Contemporary music in Poland has long functioned on somewhat odd terms; it has been considered hermetic, abstract, and specialist. Hence the challenge undertaken by the organisers, in the new socioeconomic reality of Poland, to overcome that stereotype. Indeed, Warsaw Autumn’s audience continues to grow, sometimes overflowing the concert venues. Importantly, the average age is low. The public is increasingly interested in more refined, complex music. In the last decade or so, a young musical elite has emerged that is not afraid of “difficult” music, and wants to stand out from the mass consumers of pop culture. These people are looking for something new and different; for the exotic in the broad sense of the word. But they also look for music that enriches the listener. In today’s world, dominated by the internet, contemporary music has moved away from the ridiculous or the indifferent of yesterday. A large number of new festivals, initiatives, and projects are created around new music. The question today is no more whether contemporary music makes sense but what it really is—whether modern music can only make sense in the historical context of the Western tradition of serious art music.

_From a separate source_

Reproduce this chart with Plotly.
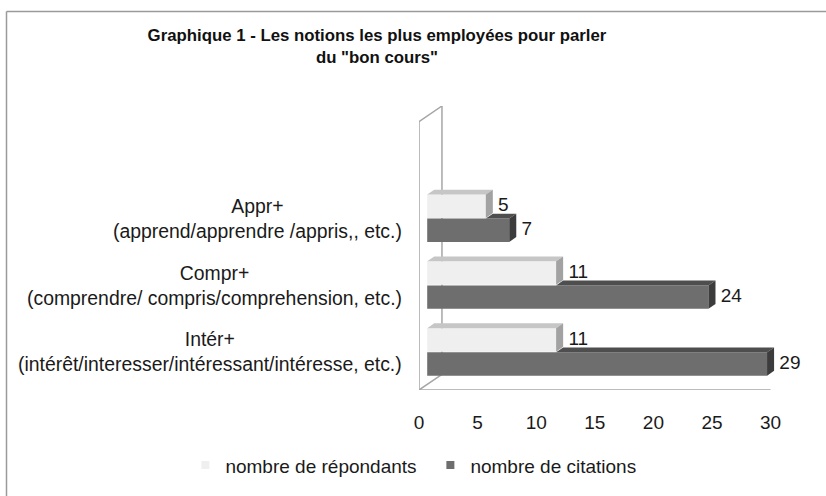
import plotly.graph_objects as go

# ---------------------------------------------------------------------------
# Data
# ---------------------------------------------------------------------------
categories = ["Intér+", "Compr+", "Appr+"]
details = [
    "(intérêt/interesser/intéressant/intéresse, etc.)",
    "(comprendre/ compris/comprehension, etc.)",
    "(apprend/apprendre /appris,, etc.)",
]
repondants = [11, 11, 5]
citations = [29, 24, 7]
series_names = ["nombre de répondants", "nombre de citations"]
x_ticks = [0, 5, 10, 15, 20, 25, 30]

TITLE = 'Graphique 1 - Les notions les plus employées pour parler<br>du "bon cours"'
FONT = "Liberation Sans, Arial, sans-serif"

# pseudo-3D projection (data units)
SHIFT = 0.7      # bars sit at mid depth, pushed right from the front plane
DX, DY = 0.6, 0.073   # bar depth
BAR_H, OFF = 0.35, 0.18
WX, WY = 1.96, 0.234  # wall depth
FLOOR, WALL_TOP = -0.569, 3.445
LABEL_GAP = 0.45

LIGHT = {"front": "#efefef", "top": "#c6c6c6", "side": "#a2a2a2"}
DARK = {"front": "#6e6e6e", "top": "#4e4e4e", "side": "#3c3c3c"}
WALL = "#a6a6a6"


def face(xs, ys, color):
    return go.Scatter(x=xs + [xs[0]], y=ys + [ys[0]], mode="lines", fill="toself",
                      fillcolor=color, line=dict(width=0), hoverinfo="skip",
                      showlegend=False)


pos = list(range(len(categories)))
fig = go.Figure()

# front faces
fig.add_trace(go.Bar(y=[p - OFF for p in pos], x=citations, base=SHIFT, orientation="h",
                     width=BAR_H, marker=dict(color=DARK["front"], line=dict(width=0)),
                     name=series_names[1], showlegend=False))
fig.add_trace(go.Bar(y=[p + OFF for p in pos], x=repondants, base=SHIFT, orientation="h",
                     width=BAR_H, marker=dict(color=LIGHT["front"], line=dict(width=0)),
                     name=series_names[0], showlegend=False))

# top and side faces
for p, lv, dv in zip(pos, repondants, citations):
    # dark bar
    top = p - OFF + BAR_H / 2
    bot = p - OFF - BAR_H / 2
    xe = SHIFT + dv
    xl = SHIFT + lv
    fig.add_trace(face([xl, xe, xe + DX, xl + DX], [top, top, top + DY, top + DY], DARK["top"]))
    fig.add_trace(face([xe, xe, xe + DX, xe + DX], [bot, top, top + DY, bot + DY], DARK["side"]))
    # light bar
    top = p + OFF + BAR_H / 2
    bot = p + OFF - BAR_H / 2
    fig.add_trace(face([SHIFT, xl, xl + DX, SHIFT + DX], [top, top, top + DY, top + DY], LIGHT["top"]))
    fig.add_trace(face([xl, xl, xl + DX, xl + DX], [bot, top, top + DY, bot + DY], LIGHT["side"]))

# value labels
for vals, off in ((repondants, OFF), (citations, -OFF)):
    fig.add_trace(go.Scatter(x=[SHIFT + v + DX + LABEL_GAP for v in vals],
                             y=[p + off for p in pos],
                             mode="text", text=[str(v) for v in vals],
                             textposition="middle right", cliponaxis=False,
                             textfont=dict(size=19, color="#1a1a1a"), showlegend=False,
                             hoverinfo="skip"))

# legend entries
for name, col in zip(series_names, [LIGHT["front"], DARK["front"]]):
    fig.add_trace(go.Scatter(x=[None], y=[None], mode="markers", name=name,
                             marker=dict(symbol="square", size=8, color=col)))

# wall and floor
shapes = [
    dict(type="line", x0=0, y0=FLOOR, x1=0, y1=WALL_TOP),
    dict(type="line", x0=0, y0=WALL_TOP, x1=WX, y1=WALL_TOP + WY),
    dict(type="line", x0=WX, y0=WALL_TOP + WY, x1=WX, y1=FLOOR + WY),
    dict(type="line", x0=0, y0=FLOOR, x1=WX, y1=FLOOR + WY),
    dict(type="line", x0=0, y0=FLOOR, x1=30, y1=FLOOR),
]
for s in shapes:
    s.update(xref="x", yref="y", layer="below", line=dict(color=WALL, width=1.5))
# outer frame (top and left edges visible)
shapes.append(dict(type="line", xref="paper", yref="paper", x0=-1.1, y0=1.333, x1=2.0, y1=1.333,
                   line=dict(color="#9a9a9a", width=1.5)))
shapes.append(dict(type="line", xref="paper", yref="paper", x0=-1.1, y0=-0.5, x1=-1.1, y1=1.333,
                   line=dict(color="#9a9a9a", width=1.5)))

annotations = [
    dict(x=0, y=p, xref="x", yref="y", xanchor="right", yanchor="middle", xshift=-15,
         text=f"{c}<br>{d}", align="center", showarrow=False,
         font=dict(size=19.4, color="#1a1a1a"))
    for p, c, d in zip(pos, categories, details)
]

fig.update_layout(
    width=826,
    height=496,
    margin=dict(l=419, r=31.5, t=106, b=99),
    paper_bgcolor="white",
    plot_bgcolor="white",
    font=dict(family=FONT, size=19, color="#1a1a1a"),
    title=dict(text=TITLE, x=377 / 826, xref="container", xanchor="center",
               y=1 - 41 / 496, yref="container", yanchor="top",
               font=dict(family=FONT, size=16.8, color="#111111", weight="bold")),
    barmode="overlay",
    xaxis=dict(range=[0, 32], tickvals=x_ticks, showgrid=False, zeroline=False,
               showline=False, ticks="", ticklabelstandoff=19,
               tickfont=dict(size=19, color="#1a1a1a"), fixedrange=True),
    yaxis=dict(range=[FLOOR, WALL_TOP + WY], visible=False, fixedrange=True),
    legend=dict(orientation="h", x=-0.623, xanchor="left", y=-0.265, yanchor="middle",
                font=dict(size=19), bgcolor="rgba(0,0,0,0)", traceorder="normal",
                entrywidth=200, entrywidthmode="pixels"),
    shapes=shapes,
    annotations=annotations,
)

fig.write_html("out.html", config={"displayModeBar": False},
               post_script="document.body.style.margin='0';")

All obstacles and difficulties notwithstanding, Warsaw Autumn remains a creative event with first-class achievements and an international reputation. It is Warsaw’s cultural flagship. Warsaw Autumn has cooperated with leading Polish cultural institutions including the National Philharmonic, Grand Theatre–Polish National Opera, Polish Radio, Polish Television, Adam Mickiewicz Institute, National Audiovisual Institute, and National Institute of Music and Dance, as well as, significantly, the embassies, cultural institutes and foundations of the many countries whose music is represented at the festival. When Warsaw Autumn has a national or regional theme, the cooperation is very close, such as in 1998 with a Scandinavian programme supported by the Nordic Council of Ministers, Pierre Boulez’s 80th anniversary with French cultural institutions on the 80th anniversary of the composer’s birth, the Polish–German Year in 2005, and the North Rhine–Westphalia Cultural Season in Poland in 2011.

The atmosphere of the Festival has certainly changed in recent years, compared to the early 1990s and earlier. Our concerts have expanded to different venues across Warsaw in search of new audiences: apart from traditional venues such as the Warsaw Philharmonic, Music Academy, theatres, and churches, Warsaw Autumn now also take place in less “classic” places: sports halls, old factories, modern buildings, and clubs. New colour is being added to the Festival by young people, who prevail in the audience. They are not professional musicians or artists: they just participate in culture. As to the music itself, it increasingly often features an electroacoustic layer. Concerts require complex systems of sound distribution. Composers treat space as an important factor of form. They introduce video projections and new technologies. A good example is the audiovisual orchestra concert presented during the 48th Warsaw Autumn Festival. The incredible scenery of the Highest Voltage Hall’s “futuristic” facilities, wonderfully illuminated by Polish Television, became an additional element of the show.

But don’t be misled by the spectacular character of these big projects. This is the way contemporary composers think and write. This is a feature of the present. Keeping up with this trend, Warsaw Autumn consistently maintains its credibility as a place where independent and disinterested art, free from commercial aspects, is cultivated. Every guest at Warsaw Autumn concerts can be confident to be hearing the best and latest from the world of new music.